REQUIRED WORK
Reproduce exactly the lines below, from the first through the one containing "5, 5, 4, 5, 6])", and nothing more.

----------------

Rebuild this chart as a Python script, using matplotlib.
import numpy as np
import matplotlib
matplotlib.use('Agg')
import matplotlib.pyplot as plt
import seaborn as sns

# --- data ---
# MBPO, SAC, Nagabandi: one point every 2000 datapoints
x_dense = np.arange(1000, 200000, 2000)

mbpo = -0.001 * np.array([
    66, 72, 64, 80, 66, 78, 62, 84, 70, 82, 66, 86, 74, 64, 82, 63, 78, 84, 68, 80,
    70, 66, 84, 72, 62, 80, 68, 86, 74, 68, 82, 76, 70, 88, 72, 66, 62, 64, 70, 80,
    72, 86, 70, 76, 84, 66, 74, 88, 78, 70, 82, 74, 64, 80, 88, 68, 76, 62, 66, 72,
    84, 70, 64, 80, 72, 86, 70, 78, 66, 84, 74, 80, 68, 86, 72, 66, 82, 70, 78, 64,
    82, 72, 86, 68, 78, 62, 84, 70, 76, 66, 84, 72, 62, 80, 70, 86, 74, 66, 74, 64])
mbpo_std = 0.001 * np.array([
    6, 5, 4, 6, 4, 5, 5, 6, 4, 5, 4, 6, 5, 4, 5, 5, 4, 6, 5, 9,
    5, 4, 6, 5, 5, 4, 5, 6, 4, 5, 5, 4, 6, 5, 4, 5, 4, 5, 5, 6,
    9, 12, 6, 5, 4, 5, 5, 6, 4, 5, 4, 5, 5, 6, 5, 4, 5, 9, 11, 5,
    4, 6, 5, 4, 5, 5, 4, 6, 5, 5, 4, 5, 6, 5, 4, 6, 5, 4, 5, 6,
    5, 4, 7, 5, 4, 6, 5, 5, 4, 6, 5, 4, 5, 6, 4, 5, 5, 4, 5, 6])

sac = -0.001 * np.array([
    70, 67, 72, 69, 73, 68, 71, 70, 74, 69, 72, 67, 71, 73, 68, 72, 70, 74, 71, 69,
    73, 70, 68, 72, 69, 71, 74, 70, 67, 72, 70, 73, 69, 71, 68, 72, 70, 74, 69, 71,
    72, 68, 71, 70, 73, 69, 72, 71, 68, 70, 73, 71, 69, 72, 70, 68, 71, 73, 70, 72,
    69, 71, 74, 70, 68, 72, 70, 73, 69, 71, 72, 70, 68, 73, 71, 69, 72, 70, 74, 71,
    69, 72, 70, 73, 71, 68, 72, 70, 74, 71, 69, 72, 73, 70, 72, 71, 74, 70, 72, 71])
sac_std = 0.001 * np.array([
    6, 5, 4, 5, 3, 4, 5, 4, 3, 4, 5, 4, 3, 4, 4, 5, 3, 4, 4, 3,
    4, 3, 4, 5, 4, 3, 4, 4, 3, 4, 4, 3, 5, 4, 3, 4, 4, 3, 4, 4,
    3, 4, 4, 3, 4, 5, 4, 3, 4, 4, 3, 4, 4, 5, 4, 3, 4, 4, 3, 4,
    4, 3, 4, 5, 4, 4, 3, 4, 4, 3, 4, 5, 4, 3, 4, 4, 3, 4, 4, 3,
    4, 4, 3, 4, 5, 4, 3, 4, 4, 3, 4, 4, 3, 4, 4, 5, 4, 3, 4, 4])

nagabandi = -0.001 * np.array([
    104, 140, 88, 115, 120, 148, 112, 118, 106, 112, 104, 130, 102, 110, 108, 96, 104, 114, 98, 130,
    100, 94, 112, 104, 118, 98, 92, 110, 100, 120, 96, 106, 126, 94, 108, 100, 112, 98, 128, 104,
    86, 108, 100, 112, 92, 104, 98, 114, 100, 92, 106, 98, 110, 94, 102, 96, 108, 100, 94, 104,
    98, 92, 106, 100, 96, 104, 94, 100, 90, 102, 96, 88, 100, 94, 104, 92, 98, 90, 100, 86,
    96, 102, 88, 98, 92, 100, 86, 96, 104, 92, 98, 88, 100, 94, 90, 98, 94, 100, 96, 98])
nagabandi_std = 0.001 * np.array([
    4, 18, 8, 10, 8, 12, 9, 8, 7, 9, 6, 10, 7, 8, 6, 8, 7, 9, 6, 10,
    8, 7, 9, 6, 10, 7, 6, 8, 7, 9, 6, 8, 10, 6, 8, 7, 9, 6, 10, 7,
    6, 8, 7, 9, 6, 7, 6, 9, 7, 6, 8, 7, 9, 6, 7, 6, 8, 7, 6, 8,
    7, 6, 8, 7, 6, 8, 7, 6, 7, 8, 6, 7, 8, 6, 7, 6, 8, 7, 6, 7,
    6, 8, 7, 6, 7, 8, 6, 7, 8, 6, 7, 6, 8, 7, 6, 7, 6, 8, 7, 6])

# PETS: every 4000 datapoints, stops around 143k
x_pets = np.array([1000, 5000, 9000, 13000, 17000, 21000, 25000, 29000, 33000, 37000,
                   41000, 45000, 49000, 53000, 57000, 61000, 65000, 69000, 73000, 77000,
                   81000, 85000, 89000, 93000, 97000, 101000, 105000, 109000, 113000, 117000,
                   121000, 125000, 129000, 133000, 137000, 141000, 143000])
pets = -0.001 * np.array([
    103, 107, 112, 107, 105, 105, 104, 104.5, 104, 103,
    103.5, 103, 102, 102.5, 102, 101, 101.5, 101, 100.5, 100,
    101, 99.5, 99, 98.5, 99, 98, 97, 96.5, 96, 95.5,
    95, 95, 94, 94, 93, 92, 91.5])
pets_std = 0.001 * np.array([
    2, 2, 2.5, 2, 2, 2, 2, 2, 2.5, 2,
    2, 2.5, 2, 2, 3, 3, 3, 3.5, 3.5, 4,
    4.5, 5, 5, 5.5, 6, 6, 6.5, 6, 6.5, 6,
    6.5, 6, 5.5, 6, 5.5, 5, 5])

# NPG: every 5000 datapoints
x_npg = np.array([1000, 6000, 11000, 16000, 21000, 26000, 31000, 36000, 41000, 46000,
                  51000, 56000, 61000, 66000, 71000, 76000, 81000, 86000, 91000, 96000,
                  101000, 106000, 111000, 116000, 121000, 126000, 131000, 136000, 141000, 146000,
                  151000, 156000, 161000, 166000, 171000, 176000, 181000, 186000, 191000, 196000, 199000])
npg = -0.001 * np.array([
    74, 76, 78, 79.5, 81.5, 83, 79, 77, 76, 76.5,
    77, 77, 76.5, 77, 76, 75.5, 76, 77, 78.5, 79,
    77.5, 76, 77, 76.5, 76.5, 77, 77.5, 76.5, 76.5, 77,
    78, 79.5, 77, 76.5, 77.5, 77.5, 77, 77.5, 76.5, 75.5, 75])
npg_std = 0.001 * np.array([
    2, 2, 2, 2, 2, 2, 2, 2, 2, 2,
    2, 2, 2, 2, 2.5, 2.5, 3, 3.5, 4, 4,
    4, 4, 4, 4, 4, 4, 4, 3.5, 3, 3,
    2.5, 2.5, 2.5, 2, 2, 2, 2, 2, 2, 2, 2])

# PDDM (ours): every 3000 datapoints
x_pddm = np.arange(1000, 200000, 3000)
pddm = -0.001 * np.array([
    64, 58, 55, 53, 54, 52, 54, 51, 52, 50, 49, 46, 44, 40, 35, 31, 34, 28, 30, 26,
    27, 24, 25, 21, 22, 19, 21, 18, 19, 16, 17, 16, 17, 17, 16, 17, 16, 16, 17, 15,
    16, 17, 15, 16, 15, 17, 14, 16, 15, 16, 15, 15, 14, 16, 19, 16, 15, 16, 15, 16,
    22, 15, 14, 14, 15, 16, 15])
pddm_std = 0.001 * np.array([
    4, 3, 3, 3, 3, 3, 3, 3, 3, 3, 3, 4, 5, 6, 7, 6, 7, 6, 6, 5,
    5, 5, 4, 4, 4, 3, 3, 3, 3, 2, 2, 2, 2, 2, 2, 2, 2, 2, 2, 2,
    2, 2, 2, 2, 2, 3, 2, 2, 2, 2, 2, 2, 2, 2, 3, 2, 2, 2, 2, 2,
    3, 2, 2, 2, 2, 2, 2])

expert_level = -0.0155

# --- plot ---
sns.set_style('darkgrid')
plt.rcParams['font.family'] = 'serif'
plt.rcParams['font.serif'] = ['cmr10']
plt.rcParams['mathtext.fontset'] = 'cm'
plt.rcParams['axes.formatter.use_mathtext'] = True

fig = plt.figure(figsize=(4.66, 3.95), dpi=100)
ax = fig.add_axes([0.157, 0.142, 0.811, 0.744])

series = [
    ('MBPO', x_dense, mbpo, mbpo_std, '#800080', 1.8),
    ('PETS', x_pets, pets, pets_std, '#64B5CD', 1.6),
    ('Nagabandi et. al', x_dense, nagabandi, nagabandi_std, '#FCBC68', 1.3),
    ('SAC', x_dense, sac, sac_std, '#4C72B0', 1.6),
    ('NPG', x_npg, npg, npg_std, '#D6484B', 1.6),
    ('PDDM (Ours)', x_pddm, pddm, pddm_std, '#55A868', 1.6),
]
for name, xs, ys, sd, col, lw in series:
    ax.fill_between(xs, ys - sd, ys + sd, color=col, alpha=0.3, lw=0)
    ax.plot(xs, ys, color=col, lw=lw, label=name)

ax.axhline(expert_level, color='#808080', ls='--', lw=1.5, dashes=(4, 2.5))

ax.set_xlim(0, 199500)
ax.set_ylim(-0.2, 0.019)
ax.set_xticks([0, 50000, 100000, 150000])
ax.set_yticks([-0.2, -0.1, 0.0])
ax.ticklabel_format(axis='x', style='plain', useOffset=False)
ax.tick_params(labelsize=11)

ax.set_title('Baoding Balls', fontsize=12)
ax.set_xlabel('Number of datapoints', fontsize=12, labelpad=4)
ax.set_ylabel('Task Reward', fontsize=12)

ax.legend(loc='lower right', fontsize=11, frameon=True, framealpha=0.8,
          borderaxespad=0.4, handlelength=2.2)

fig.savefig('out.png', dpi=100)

----------------

TASK SOLUTION
Rebuild this chart as a Python script, using matplotlib.
import numpy as np
import matplotlib
matplotlib.use('Agg')
import matplotlib.pyplot as plt
import seaborn as sns

# --- data ---
# MBPO, SAC, Nagabandi: one point every 2000 datapoints
x_dense = np.arange(1000, 200000, 2000)

mbpo = -0.001 * np.array([
    66, 72, 64, 80, 66, 78, 62, 84, 70, 82, 66, 86, 74, 64, 82, 63, 78, 84, 68, 80,
    70, 66, 84, 72, 62, 80, 68, 86, 74, 68, 82, 76, 70, 88, 72, 66, 62, 64, 70, 80,
    72, 86, 70, 76, 84, 66, 74, 88, 78, 70, 82, 74, 64, 80, 88, 68, 76, 62, 66, 72,
    84, 70, 64, 80, 72, 86, 70, 78, 66, 84, 74, 80, 68, 86, 72, 66, 82, 70, 78, 64,
    82, 72, 86, 68, 78, 62, 84, 70, 76, 66, 84, 72, 62, 80, 70, 86, 74, 66, 74, 64])
mbpo_std = 0.001 * np.array([
    6, 5, 4, 6, 4, 5, 5, 6, 4, 5, 4, 6, 5, 4, 5, 5, 4, 6, 5, 9,
    5, 4, 6, 5, 5, 4, 5, 6, 4, 5, 5, 4, 6, 5, 4, 5, 4, 5, 5, 6,
    9, 12, 6, 5, 4, 5, 5, 6, 4, 5, 4, 5, 5, 6, 5, 4, 5, 9, 11, 5,
    4, 6, 5, 4, 5, 5, 4, 6, 5, 5, 4, 5, 6, 5, 4, 6, 5, 4, 5, 6,
    5, 4, 7, 5, 4, 6, 5, 5, 4, 6, 5, 4, 5, 6, 4, 5, 5, 4, 5, 6])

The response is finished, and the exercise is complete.